Ardenna Crossing update – May 2019

Hi everyone,

I got some time to work on the book this morning. Over the past few months, I’ve gone through the entire manuscript and taken out lots of things that the editor had a problem with.

It’s been quite a depressing procedure, snipping away things that I was perfectly happy with a while ago. I did see the sense in it by the end, and I think things are going to be improved greatly.

So, what I have ended up with is a manuscript that feels like Swiss cheese. There are holes all the way through it that I need to fill. More importantly, these holes require me to be creative in a way that I’ve never been.

Everything new I put in will make ripples throughout the rest of the text that I need to amend. The biggest problem of all is finding things that fit the overall narrative while adding the ingredients that were missing from the original.
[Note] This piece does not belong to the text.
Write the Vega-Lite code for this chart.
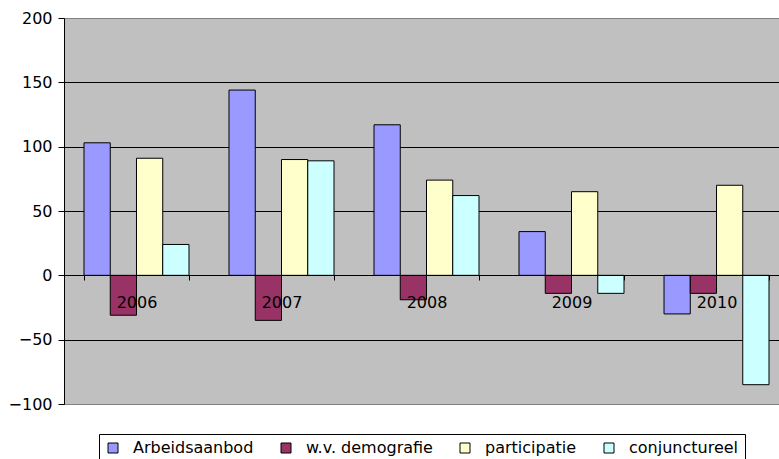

This morning I spent about three quarters of an hour just staring at the screen. Nothing came. I toyed with a few ideas but each one made no sense when I put it next to the whole story. Then, thankfully, one idea stuck.

I’ve made the character of Paul Armstrong a little older as I was advised to by my editor and, as a result, I’ve come up with a whole new beginning to the story that sets the scene for a genuine sense of tension between him and his father. In the original, the problem I set up made Paul seem weak and a bit whiny. What I’ve done today is going to set him up as a far more intriguing character and provide the ‘lie’ between father and son that I really need to drive their relationship.

It’s great when you solve a problem like this. I put down about 2000 words this morning and it feels really good to be in motion. I’ve got about three more sizable problems to fix (one of which I’m really chewing over) and I’ll keep you updated as things happen.

Thanks for sticking with me on the journey. I promise you a story that’s worth the wait.